- [Problem requirements]
Repeat the listing word for word. No pictures belong in the copy.

- [Material for this task]
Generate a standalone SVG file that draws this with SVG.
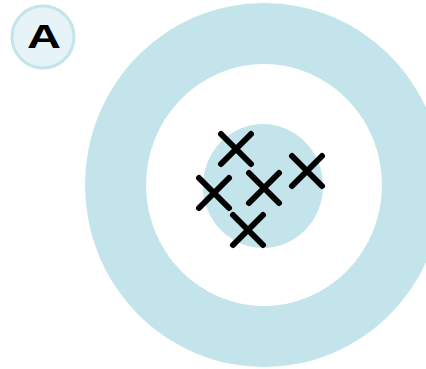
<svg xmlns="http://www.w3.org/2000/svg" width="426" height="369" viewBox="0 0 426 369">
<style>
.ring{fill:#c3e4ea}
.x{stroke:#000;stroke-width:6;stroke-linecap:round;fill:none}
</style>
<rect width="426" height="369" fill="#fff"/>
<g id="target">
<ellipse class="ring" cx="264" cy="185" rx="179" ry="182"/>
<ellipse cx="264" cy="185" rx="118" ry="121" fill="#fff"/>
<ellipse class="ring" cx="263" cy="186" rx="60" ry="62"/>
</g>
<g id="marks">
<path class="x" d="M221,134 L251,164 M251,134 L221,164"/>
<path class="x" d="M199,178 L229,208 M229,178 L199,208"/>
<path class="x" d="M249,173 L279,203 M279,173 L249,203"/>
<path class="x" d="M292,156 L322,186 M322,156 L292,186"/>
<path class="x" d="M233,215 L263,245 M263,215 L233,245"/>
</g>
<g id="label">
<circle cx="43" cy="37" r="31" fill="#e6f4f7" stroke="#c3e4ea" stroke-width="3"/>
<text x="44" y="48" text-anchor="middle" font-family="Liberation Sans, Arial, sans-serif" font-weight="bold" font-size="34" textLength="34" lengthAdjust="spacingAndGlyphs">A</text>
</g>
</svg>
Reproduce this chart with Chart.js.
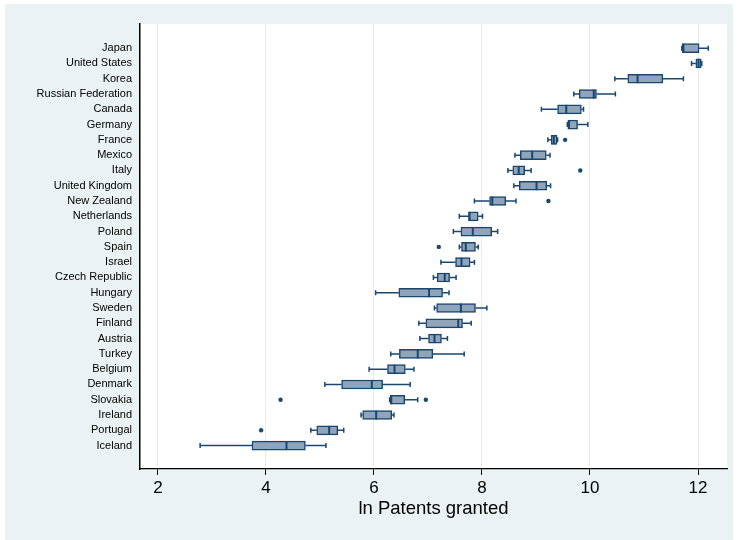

- [Problem solution]
Generate a standalone SVG file that draws this with SVG.
<svg xmlns="http://www.w3.org/2000/svg" width="426" height="369" viewBox="0 0 426 369">
<style>
.ring{fill:#c3e4ea}
.x{stroke:#000;stroke-width:6;stroke-linecap:round;fill:none}
</style>
<rect width="426" height="369" fill="#fff"/>
<g id="target">
<ellipse class="ring" cx="264" cy="185" rx="179" ry="182"/>
<ellipse cx="264" cy="185" rx="118" ry="121" fill="#fff"/>
<ellipse class="ring" cx="263" cy="186" rx="60" ry="62"/>
</g>
<g id="marks">
<path class="x" d="M221,134 L251,164 M251,134 L221,164"/>
<path class="x" d="M199,178 L229,208 M229,178 L199,208"/>
<path class="x" d="M249,173 L279,203 M279,173 L249,203"/>
<path class="x" d="M292,156 L322,186 M322,156 L292,186"/>
<path class="x" d="M233,215 L263,245 M263,215 L233,245"/>
</g>
<g id="label">
<circle cx="43" cy="37" r="31" fill="#e6f4f7" stroke="#c3e4ea" stroke-width="3"/>
<text x="44" y="48" text-anchor="middle" font-family="Liberation Sans, Arial, sans-serif" font-weight="bold" font-size="34" textLength="34" lengthAdjust="spacingAndGlyphs">A</text>
</g>
</svg>
Reproduce this chart with Chart.js.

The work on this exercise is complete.